● **EXERCISE INSTRUCTIONS**:
Pictures stay out of the copy; set down each line of the listing below exactly.

## Start

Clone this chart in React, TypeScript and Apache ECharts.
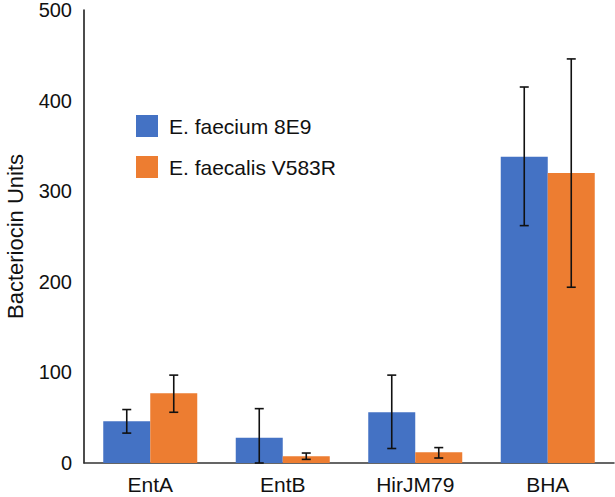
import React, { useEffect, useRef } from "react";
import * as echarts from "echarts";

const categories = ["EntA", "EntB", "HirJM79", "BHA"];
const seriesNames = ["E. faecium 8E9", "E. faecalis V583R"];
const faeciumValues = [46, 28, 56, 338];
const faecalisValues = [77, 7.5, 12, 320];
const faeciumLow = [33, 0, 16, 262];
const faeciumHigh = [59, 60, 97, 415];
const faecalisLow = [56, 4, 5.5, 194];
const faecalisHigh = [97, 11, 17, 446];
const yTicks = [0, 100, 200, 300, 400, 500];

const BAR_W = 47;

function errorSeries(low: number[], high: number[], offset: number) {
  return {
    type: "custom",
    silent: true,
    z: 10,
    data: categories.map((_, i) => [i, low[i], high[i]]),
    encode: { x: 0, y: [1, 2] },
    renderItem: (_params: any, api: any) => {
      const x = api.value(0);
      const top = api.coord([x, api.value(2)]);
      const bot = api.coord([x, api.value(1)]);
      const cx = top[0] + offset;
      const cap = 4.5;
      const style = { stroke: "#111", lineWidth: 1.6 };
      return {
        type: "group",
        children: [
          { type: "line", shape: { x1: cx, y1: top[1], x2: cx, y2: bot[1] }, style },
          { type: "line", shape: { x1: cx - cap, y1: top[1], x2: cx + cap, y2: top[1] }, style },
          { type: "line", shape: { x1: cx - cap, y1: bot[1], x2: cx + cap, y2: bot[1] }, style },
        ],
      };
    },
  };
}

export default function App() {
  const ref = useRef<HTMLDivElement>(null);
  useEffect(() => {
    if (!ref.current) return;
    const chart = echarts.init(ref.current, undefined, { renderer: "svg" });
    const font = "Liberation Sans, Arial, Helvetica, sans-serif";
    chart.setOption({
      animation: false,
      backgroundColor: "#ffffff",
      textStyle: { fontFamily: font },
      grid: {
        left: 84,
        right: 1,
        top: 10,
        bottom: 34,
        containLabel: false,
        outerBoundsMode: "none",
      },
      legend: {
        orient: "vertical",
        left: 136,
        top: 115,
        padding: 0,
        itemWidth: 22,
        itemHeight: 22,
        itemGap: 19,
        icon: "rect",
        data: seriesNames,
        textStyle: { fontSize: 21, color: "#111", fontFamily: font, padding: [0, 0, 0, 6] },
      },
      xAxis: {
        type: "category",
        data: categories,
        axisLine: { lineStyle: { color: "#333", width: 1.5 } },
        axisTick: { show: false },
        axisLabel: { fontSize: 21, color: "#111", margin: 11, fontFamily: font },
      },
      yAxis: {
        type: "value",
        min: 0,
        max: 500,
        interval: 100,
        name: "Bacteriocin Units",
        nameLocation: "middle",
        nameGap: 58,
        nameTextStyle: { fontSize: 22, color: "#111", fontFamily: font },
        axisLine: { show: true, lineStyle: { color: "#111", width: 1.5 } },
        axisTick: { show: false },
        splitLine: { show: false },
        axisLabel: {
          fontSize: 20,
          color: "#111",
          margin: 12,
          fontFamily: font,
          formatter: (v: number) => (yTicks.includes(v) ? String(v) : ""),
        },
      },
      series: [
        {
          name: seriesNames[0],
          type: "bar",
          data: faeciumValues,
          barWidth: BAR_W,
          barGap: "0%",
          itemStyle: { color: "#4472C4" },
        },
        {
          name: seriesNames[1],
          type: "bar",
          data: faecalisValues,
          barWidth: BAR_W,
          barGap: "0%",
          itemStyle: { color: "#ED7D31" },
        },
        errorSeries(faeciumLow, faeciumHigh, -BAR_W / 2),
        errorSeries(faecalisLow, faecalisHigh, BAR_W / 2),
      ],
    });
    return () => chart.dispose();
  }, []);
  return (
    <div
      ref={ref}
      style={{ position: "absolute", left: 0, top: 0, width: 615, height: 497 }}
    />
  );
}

## End

● **WORKED ANSWER**:
Clone this chart in React, TypeScript and Apache ECharts.
import React, { useEffect, useRef } from "react";
import * as echarts from "echarts";

const categories = ["EntA", "EntB", "HirJM79", "BHA"];
const seriesNames = ["E. faecium 8E9", "E. faecalis V583R"];
const faeciumValues = [46, 28, 56, 338];
const faecalisValues = [77, 7.5, 12, 320];
const faeciumLow = [33, 0, 16, 262];
const faeciumHigh = [59, 60, 97, 415];
const faecalisLow = [56, 4, 5.5, 194];
const faecalisHigh = [97, 11, 17, 446];
const yTicks = [0, 100, 200, 300, 400, 500];

const BAR_W = 47;

function errorSeries(low: number[], high: number[], offset: number) {
  return {
    type: "custom",
    silent: true,
    z: 10,
    data: categories.map((_, i) => [i, low[i], high[i]]),
    encode: { x: 0, y: [1, 2] },
    renderItem: (_params: any, api: any) => {
      const x = api.value(0);
      const top = api.coord([x, api.value(2)]);
      const bot = api.coord([x, api.value(1)]);
      const cx = top[0] + offset;
      const cap = 4.5;
      const style = { stroke: "#111", lineWidth: 1.6 };
      return {
        type: "group",
        children: [
          { type: "line", shape: { x1: cx, y1: top[1], x2: cx, y2: bot[1] }, style },
          { type: "line", shape: { x1: cx - cap, y1: top[1], x2: cx + cap, y2: top[1] }, style },
          { type: "line", shape: { x1: cx - cap, y1: bot[1], x2: cx + cap, y2: bot[1] }, style },
        ],
      };
    },
  };
}

export default function App() {
  const ref = useRef<HTMLDivElement>(null);
  useEffect(() => {
    if (!ref.current) return;
    const chart = echarts.init(ref.current, undefined, { renderer: "svg" });
    const font = "Liberation Sans, Arial, Helvetica, sans-serif";
    chart.setOption({
      animation: false,
      backgroundColor: "#ffffff",
      textStyle: { fontFamily: font },
      grid: {
        left: 84,
        right: 1,
        top: 10,
        bottom: 34,
        containLabel: false,
        outerBoundsMode: "none",
      },
      legend: {
        orient: "vertical",
        left: 136,
        top: 115,
        padding: 0,
        itemWidth: 22,
        itemHeight: 22,
        itemGap: 19,
        icon: "rect",
        data: seriesNames,
        textStyle: { fontSize: 21, color: "#111", fontFamily: font, padding: [0, 0, 0, 6] },
      },
      xAxis: {
        type: "category",
        data: categories,
        axisLine: { lineStyle: { color: "#333", width: 1.5 } },
        axisTick: { show: false },
        axisLabel: { fontSize: 21, color: "#111", margin: 11, fontFamily: font },
      },
      yAxis: {
        type: "value",
        min: 0,
        max: 500,
        interval: 100,
        name: "Bacteriocin Units",
        nameLocation: "middle",
        nameGap: 58,
        nameTextStyle: { fontSize: 22, color: "#111", fontFamily: font },
        axisLine: { show: true, lineStyle: { color: "#111", width: 1.5 } },
        axisTick: { show: false },
        splitLine: { show: false },
        axisLabel: {
          fontSize: 20,
          color: "#111",
          margin: 12,
          fontFamily: font,
          formatter: (v: number) => (yTicks.includes(v) ? String(v) : ""),
        },
      },
      series: [
        {
          name: seriesNames[0],
          type: "bar",
          data: faeciumValues,
          barWidth: BAR_W,
          barGap: "0%",
          itemStyle: { color: "#4472C4" },
        },
        {
          name: seriesNames[1],
          type: "bar",
          data: faecalisValues,
          barWidth: BAR_W,
          barGap: "0%",
          itemStyle: { color: "#ED7D31" },
        },
        errorSeries(faeciumLow, faeciumHigh, -BAR_W / 2),
        errorSeries(faecalisLow, faecalisHigh, BAR_W / 2),
      ],
    });
    return () => chart.dispose();
  }, []);
  return (
    <div
      ref={ref}
      style={{ position: "absolute", left: 0, top: 0, width: 615, height: 497 }}
    />
  );
}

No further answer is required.